Fazer uma análise sobre o
porquê de pensar e agir como penso e
ajo me leva a compreensão de que sou um ser em processo de mutação. Muito da
forma como percebo e me relaciono com o mundo é fruto de uma estrutura da qual
não responde mais às minhas necessidades existenciais, e da qual tento me
desvilhenciar. Livrar-se de padrões de pensamento tão arraigado não é
algo fácil, mas a cada dia me convenço mais dessa necessidade. Para isso,
valorizo um pensar e agir que tenha a autonomia como alvo.
O pensar e agir são
influenciados pelo meio em que vivemos. Portanto, se vivemos no Brasil, não
podemos fugir muito da influencia da cultura ocidental e cristã. Além disso, em
meu caso específico, a cultura religiosa teve um papel fundamental para minha
compreensão de mundo, pois foram os primeiros óculos com os quais enxerguei a
vida. Inicialmente esses óculos pareciam me mostrar um mundo possível de paz e
harmonia, sendo unicamente necessária a obediência à divindade. Aos poucos, fui
percebendo que esse estado de felicidade prometido pela fé era impossível de
ser alcançado, pois as pessoas continuavam sofrendo e lamentando, tentando se
conformar diante da dura realidade com a esperança de um paraíso vindouro. Isso
me pareceu insuficiente para dar sentido à vida, mas durante longos anos meu
pensar e agir foi pautado pelos princípios da fé.

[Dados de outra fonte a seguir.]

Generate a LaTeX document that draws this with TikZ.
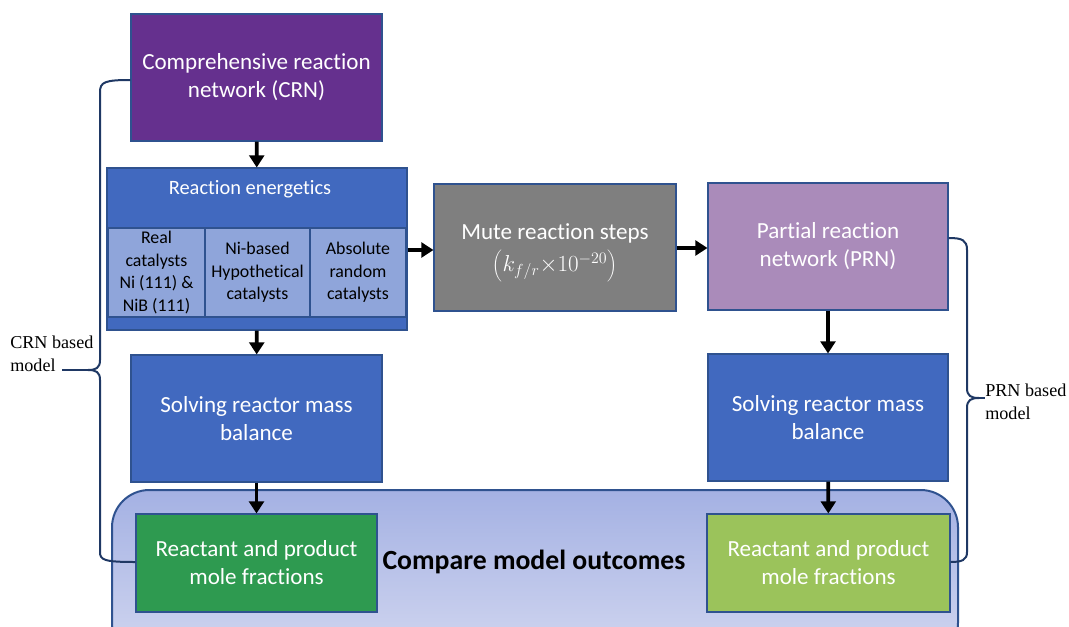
\documentclass[tikz,border=0pt]{standalone}
\usepackage{fontspec}
\setmainfont{Carlito}[Ligatures=NoCommon]
\newfontfamily\serifl{Liberation Serif}
\usetikzlibrary{arrows.meta}
\definecolor{crnpurple}{HTML}{65308E}
\definecolor{reblue}{HTML}{4169BF}
\definecolor{subblue}{HTML}{8FA5DA}
\definecolor{edgeblue}{HTML}{2F528F}
\definecolor{mutegray}{HTML}{7F7F7F}
\definecolor{prnlilac}{HTML}{AA8BBA}
\definecolor{gdark}{HTML}{2E9A50}
\definecolor{glight}{HTML}{9BC35B}
\definecolor{navy}{HTML}{1F3864}
\definecolor{bgtop}{HTML}{A4B1E3}
\definecolor{bgbot}{HTML}{D2D7F0}
\tikzset{
  box/.style={draw=edgeblue, line width=0.8pt, inner sep=0pt, text=white, align=center},
  subbox/.style={box, fill=subblue, text=black, font=\fontsize{13.4}{17}\selectfont},
  bigfont/.style={font=\fontsize{17.3}{21}\selectfont},
  arr/.style={line width=2.8pt, -{Triangle[length=9pt,width=11pt]}},
  brace/.style={draw=navy, line width=1.5pt},
  lbl/.style={font=\serifl\fontsize{13.6}{17}\selectfont, align=left, inner sep=0pt}
}
\begin{document}
\begin{tikzpicture}[x=0.75pt,y=-0.75pt]
\useasboundingbox (0,0) rectangle (1069,627);
\clip (0,0) rectangle (1069,627);
% background rounded panel
\node[draw=edgeblue, line width=1.5pt, rounded corners=28pt, top color=bgtop, bottom color=bgbot,
  minimum width=846*0.75pt, minimum height=170*0.75pt, inner sep=0pt] (panel) at (535,575) {};
% boxes
\node[box, fill=crnpurple, bigfont, minimum width=251*0.75pt, minimum height=127*0.75pt] (crn) at (256.5,77.5) {Comprehensive reaction\\network (CRN)};
\node[box, fill=reblue, minimum width=300*0.75pt, minimum height=162*0.75pt] (re) at (257,249) {};
\node[text=white, font=\fontsize{15.3}{18}\selectfont] (retitle) at (250,189) {Reaction energetics};
\node[subbox, minimum width=97*0.75pt, minimum height=89*0.75pt] (s1) at (156.5,272.5) {Real\\catalysts\\Ni (111) \&\\NiB (111)};
\node[subbox, minimum width=105*0.75pt, minimum height=89*0.75pt] (s2) at (257.5,272.5) {Ni-based\\Hypothetical\\catalysts};
\node[subbox, minimum width=96*0.75pt, minimum height=89*0.75pt] (s3) at (358,272.5) {Absolute\\random\\catalysts};
\node[box, fill=mutegray, minimum width=242*0.75pt, minimum height=127*0.75pt] (mute) at (555,247.5) {};
\node[text=white, bigfont, inner sep=0pt] (mutetxt) at (555,233) {Mute reaction steps};
\node[text=white, bigfont, inner sep=0pt] (mutemath) at (555,266) {$\left(k_{f/r}{\times}10^{-20}\right)$};
\node[box, fill=prnlilac, bigfont, minimum width=240*0.75pt, minimum height=127*0.75pt] (prn) at (828,246.5) {Partial reaction\\network (PRN)};
\node[box, fill=reblue, bigfont, minimum width=251*0.75pt, minimum height=127*0.75pt] (solvel) at (256.5,418.5) {Solving reactor mass\\balance};
\node[box, fill=reblue, bigfont, minimum width=240*0.75pt, minimum height=127*0.75pt] (solver) at (828,417.5) {Solving reactor mass\\balance};
\node[box, fill=gdark, bigfont, minimum width=241*0.75pt, minimum height=98*0.75pt] (gl) at (256.5,563) {Reactant and product\\mole fractions};
\node[box, fill=glight, bigfont, minimum width=243*0.75pt, minimum height=98*0.75pt] (gr) at (828.5,563) {Reactant and product\\mole fractions};
\node[font=\bfseries\fontsize{20.8}{24}\selectfont] (cmp) at (534,562) {Compare model outcomes};
% arrows
\draw[arr] (crn) -- (re);
\draw[arr] (re) -- (solvel);
\draw[arr] (solvel) -- (gl);
\draw[arr] (re.east |- 0,250) -- (mute.west |- 0,250);
\draw[arr] (mute.east |- 0,248) -- (prn.west |- 0,248);
\draw[arr] (prn) -- (solver);
\draw[arr] (solver) -- (gr);
% braces
\coordinate (lt) at (131,80);
\coordinate (lb) at (136,562);
\coordinate (ltip) at (62,370);
\draw[brace] (crn.west |- lt) .. controls (105,80) and (100,82) .. (100,92)
  -- (100,360) .. controls (100,368) and (96,370) .. (88,370)
  .. controls (96,370) and (100,372) .. (100,380)
  -- (100,552) .. controls (100,560) and (104,562) .. (gl.west |- lb);
\draw[brace] (88,370) -- (ltip);
\node[lbl, anchor=north west] (crnlbl) at (10,336) {CRN based\\model};
\coordinate (rt) at (948,238);
\coordinate (rb) at (950,562);
\coordinate (rtip) at (985,398);
\draw[brace] (prn.east |- rt) .. controls (962,238) and (967,240) .. (967,250)
  -- (967,388) .. controls (967,396) and (971,398) .. (979,398)
  .. controls (971,398) and (967,400) .. (967,408)
  -- (967,552) .. controls (967,560) and (962,562) .. (gr.east |- rb);
\draw[brace] (979,398) -- (rtip);
\node[lbl, anchor=north west] (prnlbl) at (985,384) {PRN based\\model};
\end{tikzpicture}
\end{document}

O meu lugar social de pobre e
negro também foram definidores de minha forma de estar no mundo. Perceber-se
como pobre e carente foi algo que fiz muito cedo, pois a escassez dos bens
valorizados socialmente me fazia sentir inferiorizado diante dos outros, e de
início, incapaz de me relacionar com eles em pé de igualdade. A percepção
étnica demorou um pouco mais, pois a negação de minha negritude durou até o
Ensino Médio. Não aceitar tal identidade é uma maneira comum de não se
identificar com um grupo marginalizado socialmente, viria depois descobrir. A
“descoberta” de meu pertencimento a “raça” negra foi o primeiro salto em minha
forma de pensar e agir, pois possibilitou o resgate da autoestima e da
valorização de quem eu era diante do outro.
Todas as estruturas apontadas
acima foram importantes para a formação do meu pensar e agir. Entretanto, penso que
o fator fundamental para formação de meu pensamento foi a literatura. Foi
através dela que conseguia desde a adolescência vislumbrar outras
possibilidades de existência. Ela mostrou-me que o mundo não precisava ser
somente branco e preto, mas que era possível colori-lo com as cores que
desejássemos. Mesmo não tendo todos os lápis de cor no momento, havia a
possibilidade de encontrá-los debaixo do sofá, ou quem sabe no terreiro de
casa, e tentarmos fazer uma aquarela da vida.
Entendo hoje que a leitura e a
experiência vivida possibilitou uma mudança paulatina em minha forma de pensar.
De repente me descobri um ser estranho no mundo e até mesmo na forma como eu me
relacionava com a realidade. Minhas ações não diziam respeito a quem eu era de
fato, mas ao que as pessoas esperavam de mim. Estava aprisionado a uma imagem
construída ao longo da vida, mas sentia necessidade ardente de existir, “tinha
que respirar”, não cabia mais na estrutura. Parece-me que as mudanças no “ser”
ocorrem de acordo com esse padrão: a transformação interior acaba implodindo a
fachada.
Enfim, decidir viver a
experiência de buscar pensar e agir de forma autônoma foi um processo que
exigiu muita reflexão e conversas com pessoas especiais, que também buscam o
real sentido de se estar vivo. O diálogo é necessário para que consigamos sair
do pensamento massificado para um tipo de pensar e agir mais significativo, que
leve em consideração quem de fato somos no mundo e como queremos interagir com
essa realidade social que nos é colocada. Pensar fora da caixa é um processo
penoso, agir em conformidade com esse pensar é mais ainda. Mas essa é a única
justificativa presente para nossa busca de sermos humanos."